According to figures cited in the JNS report, Israel is facilitating an average of 300 aid trucks per day into Gaza—well above the baseline humanitarian requirement. Infrastructure repairs are underway, including reconnecting power to desalination plants capable of providing water to nearly a million Gazans. The IDF has also coordinated the delivery of tens of thousands of tents and the establishment of two new food distribution centers in southern Gaza, bringing the total to five.

Shoshani stressed: “Our humanitarian efforts go hand in hand with our operational efforts.”

Yet Hamas has been working to sabotage these measures. The group has reportedly deployed fighters to physically block civilians from leaving Gaza City, threatening them with violence if they attempt to move south. “They want to use them as human shields,” Shoshani said.

Recent footage cited in the JNS report showed Hamas operatives beating merchants in Khan Yunis for refusing to use cash transactions, a clear display of the group’s attempt to reassert coercive control over the population.

The mobilization of 60,000 reservists—the largest call-up since the early days of the war—marks a decisive moment. Shoshani confirmed that reservists have already begun reporting for duty, joining combat brigades, logistics units, and intelligence teams in preparation for the Gaza City operation.

As the JNS report noted, the IDF is also conducting multi-front operations beyond Gaza. Only days earlier, Israel executed a strike on a Houthi leadership meeting in Yemen, more than 1,500 kilometers away, which Shoshani described as “one of the most complex operations in our history.” This strike highlighted Israel’s expanded doctrine of simultaneously targeting Iran’s proxy network—Hamas, Hezbollah, the Houthis, and others—while prosecuting the war in Gaza.

The IDF’s central aim in Gaza City is to eradicate Hamas’s military and governing apparatus. Intelligence assessments confirm that the city still harbors Hamas’s most substantial tunnel complexes, including command centers for the group’s top leadership.

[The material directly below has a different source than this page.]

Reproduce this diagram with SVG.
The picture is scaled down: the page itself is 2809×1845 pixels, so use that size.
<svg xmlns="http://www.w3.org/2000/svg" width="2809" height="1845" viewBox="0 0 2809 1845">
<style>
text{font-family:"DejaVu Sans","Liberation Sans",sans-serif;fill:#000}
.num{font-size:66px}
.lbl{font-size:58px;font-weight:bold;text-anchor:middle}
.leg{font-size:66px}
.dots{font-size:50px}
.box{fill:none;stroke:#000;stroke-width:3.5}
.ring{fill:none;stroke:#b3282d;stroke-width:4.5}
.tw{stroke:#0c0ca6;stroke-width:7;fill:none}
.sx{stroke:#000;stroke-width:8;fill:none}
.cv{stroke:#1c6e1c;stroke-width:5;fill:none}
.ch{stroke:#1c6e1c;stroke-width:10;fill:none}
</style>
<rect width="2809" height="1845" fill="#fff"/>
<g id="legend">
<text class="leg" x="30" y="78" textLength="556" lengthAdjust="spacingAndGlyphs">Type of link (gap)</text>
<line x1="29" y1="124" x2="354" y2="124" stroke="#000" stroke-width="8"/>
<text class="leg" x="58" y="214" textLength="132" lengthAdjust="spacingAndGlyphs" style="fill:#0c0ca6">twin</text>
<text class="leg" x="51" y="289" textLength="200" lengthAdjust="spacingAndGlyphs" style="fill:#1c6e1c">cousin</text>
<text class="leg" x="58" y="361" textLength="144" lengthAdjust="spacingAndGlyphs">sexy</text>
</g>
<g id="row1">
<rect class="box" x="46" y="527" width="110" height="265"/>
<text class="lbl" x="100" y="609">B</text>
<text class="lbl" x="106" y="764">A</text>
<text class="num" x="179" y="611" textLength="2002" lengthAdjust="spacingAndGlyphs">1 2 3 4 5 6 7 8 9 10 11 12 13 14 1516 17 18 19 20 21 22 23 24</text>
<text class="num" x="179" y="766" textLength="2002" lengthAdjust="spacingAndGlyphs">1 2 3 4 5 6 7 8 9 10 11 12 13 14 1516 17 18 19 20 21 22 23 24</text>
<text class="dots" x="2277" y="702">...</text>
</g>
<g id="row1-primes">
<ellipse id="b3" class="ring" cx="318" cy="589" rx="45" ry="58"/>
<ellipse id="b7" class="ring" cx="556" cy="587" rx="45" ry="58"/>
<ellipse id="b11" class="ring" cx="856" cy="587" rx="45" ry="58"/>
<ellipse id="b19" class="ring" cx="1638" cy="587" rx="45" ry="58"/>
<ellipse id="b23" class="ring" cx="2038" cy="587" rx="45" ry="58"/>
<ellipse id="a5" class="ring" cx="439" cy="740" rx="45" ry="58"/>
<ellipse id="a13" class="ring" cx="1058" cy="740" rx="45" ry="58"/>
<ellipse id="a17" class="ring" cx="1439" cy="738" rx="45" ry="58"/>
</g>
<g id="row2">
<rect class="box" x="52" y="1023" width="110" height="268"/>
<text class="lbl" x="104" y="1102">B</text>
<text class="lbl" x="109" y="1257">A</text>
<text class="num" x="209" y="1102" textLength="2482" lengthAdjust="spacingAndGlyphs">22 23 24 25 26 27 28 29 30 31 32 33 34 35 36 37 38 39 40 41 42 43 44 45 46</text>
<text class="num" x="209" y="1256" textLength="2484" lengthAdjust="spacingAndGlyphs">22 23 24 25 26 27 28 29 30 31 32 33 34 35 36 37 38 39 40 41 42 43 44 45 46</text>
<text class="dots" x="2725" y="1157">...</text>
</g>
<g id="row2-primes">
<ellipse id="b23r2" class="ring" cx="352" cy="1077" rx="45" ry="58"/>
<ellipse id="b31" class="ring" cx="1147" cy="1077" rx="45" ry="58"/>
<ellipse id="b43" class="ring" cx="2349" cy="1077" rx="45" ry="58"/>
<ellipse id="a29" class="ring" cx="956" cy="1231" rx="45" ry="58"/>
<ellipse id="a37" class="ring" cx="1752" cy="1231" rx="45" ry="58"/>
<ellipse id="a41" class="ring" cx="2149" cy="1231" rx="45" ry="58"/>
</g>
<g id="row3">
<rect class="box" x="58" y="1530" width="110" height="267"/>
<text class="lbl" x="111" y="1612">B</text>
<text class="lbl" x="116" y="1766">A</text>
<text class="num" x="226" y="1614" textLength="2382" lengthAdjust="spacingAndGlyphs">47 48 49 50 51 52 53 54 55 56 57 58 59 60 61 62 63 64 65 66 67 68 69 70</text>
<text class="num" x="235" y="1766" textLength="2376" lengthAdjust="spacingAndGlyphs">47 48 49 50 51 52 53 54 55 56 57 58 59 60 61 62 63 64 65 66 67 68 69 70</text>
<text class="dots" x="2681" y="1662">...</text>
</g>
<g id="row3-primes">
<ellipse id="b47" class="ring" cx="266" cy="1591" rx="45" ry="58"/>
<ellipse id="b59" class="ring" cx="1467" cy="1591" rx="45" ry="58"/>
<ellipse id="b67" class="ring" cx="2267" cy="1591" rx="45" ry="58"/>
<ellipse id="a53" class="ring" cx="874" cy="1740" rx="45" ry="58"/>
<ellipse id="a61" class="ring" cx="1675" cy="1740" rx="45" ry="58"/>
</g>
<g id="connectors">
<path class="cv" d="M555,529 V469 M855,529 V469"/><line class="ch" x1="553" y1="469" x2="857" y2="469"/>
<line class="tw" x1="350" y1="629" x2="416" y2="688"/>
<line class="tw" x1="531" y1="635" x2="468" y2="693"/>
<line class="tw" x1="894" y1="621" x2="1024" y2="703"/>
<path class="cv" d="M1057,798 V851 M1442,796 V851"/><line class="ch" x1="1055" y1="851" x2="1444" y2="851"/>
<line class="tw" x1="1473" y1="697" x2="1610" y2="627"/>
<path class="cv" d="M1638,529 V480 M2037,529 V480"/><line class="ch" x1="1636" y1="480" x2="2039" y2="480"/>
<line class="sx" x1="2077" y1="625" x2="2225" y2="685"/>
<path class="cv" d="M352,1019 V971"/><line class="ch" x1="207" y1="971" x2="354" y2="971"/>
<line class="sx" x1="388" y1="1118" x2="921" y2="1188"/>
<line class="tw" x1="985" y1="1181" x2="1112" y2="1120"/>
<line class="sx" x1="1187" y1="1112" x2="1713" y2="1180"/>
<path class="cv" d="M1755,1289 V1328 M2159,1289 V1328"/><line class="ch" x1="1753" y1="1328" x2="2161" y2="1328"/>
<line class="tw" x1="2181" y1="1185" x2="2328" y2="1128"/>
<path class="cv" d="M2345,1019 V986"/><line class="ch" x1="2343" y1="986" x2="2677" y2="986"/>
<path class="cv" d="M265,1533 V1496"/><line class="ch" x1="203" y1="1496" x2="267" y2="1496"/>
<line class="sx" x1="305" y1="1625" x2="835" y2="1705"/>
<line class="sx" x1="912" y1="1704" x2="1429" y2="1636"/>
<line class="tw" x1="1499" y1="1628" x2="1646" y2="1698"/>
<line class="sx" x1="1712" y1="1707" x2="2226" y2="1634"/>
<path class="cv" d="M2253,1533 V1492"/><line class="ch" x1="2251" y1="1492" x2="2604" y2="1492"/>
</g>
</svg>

Destroying these networks, while difficult, is essential. As one IDF officer told JNS, “If our troops weren’t in Gaza, Hamas’s RPGs, IEDs, and mortars would be aimed at Israeli civilians.”

This is why Israel has committed to a full dismantling of Hamas’s presence in Gaza City, no matter how long it takes or how intense the fighting becomes.

For Israel, the Gaza City battle is not simply the next tactical step but a strategic endgame. As the JNS report explained, Israel’s war doctrine has shifted: where once the IDF sought short, decisive wars, the campaign since October 2023 has demonstrated that Israel can sustain long, attritional conflicts.

Despite the immense pressures—domestic, diplomatic, and military—the home front remains resilient, the economy is functioning, and international support, particularly from the United States, has remained firm. Hamas, by contrast, has seen its strongholds in Rafah, Beit Hanoun, Khan Yunis, and Jabaliya dismantled, leaving Gaza City as its final bastion.

As the IDF finalizes its preparations for Gaza City, Israeli leaders are making clear that there is no alternative to Hamas’s defeat. Defense Minister Katz has already drawn parallels between Gaza City’s coming fate and that of Rafah and Beit Hanoun, areas where Hamas has been systematically dismantled.

The stakes are high. For Israel, this operation is about more than battlefield victory; it is about securing the return of its hostages, deterring future aggression, and demonstrating to the region that the Jewish state cannot be defeated by terror.T

The coming operation represents both a military and moral test. The IDF must fight with precision and resolve against a terrorist enemy deeply embedded among civilians, while ensuring the protection of innocents and the delivery of humanitarian aid.

The mobilization of 60,000 reservists, the humanitarian surge, and the steady advance into Gaza City together reflect a strategy that is deliberate, determined, and uncompromising. For Hamas, the choice is stark: surrender its arms and release the hostages—or face annihilation in what may become the most consequential battle of this war.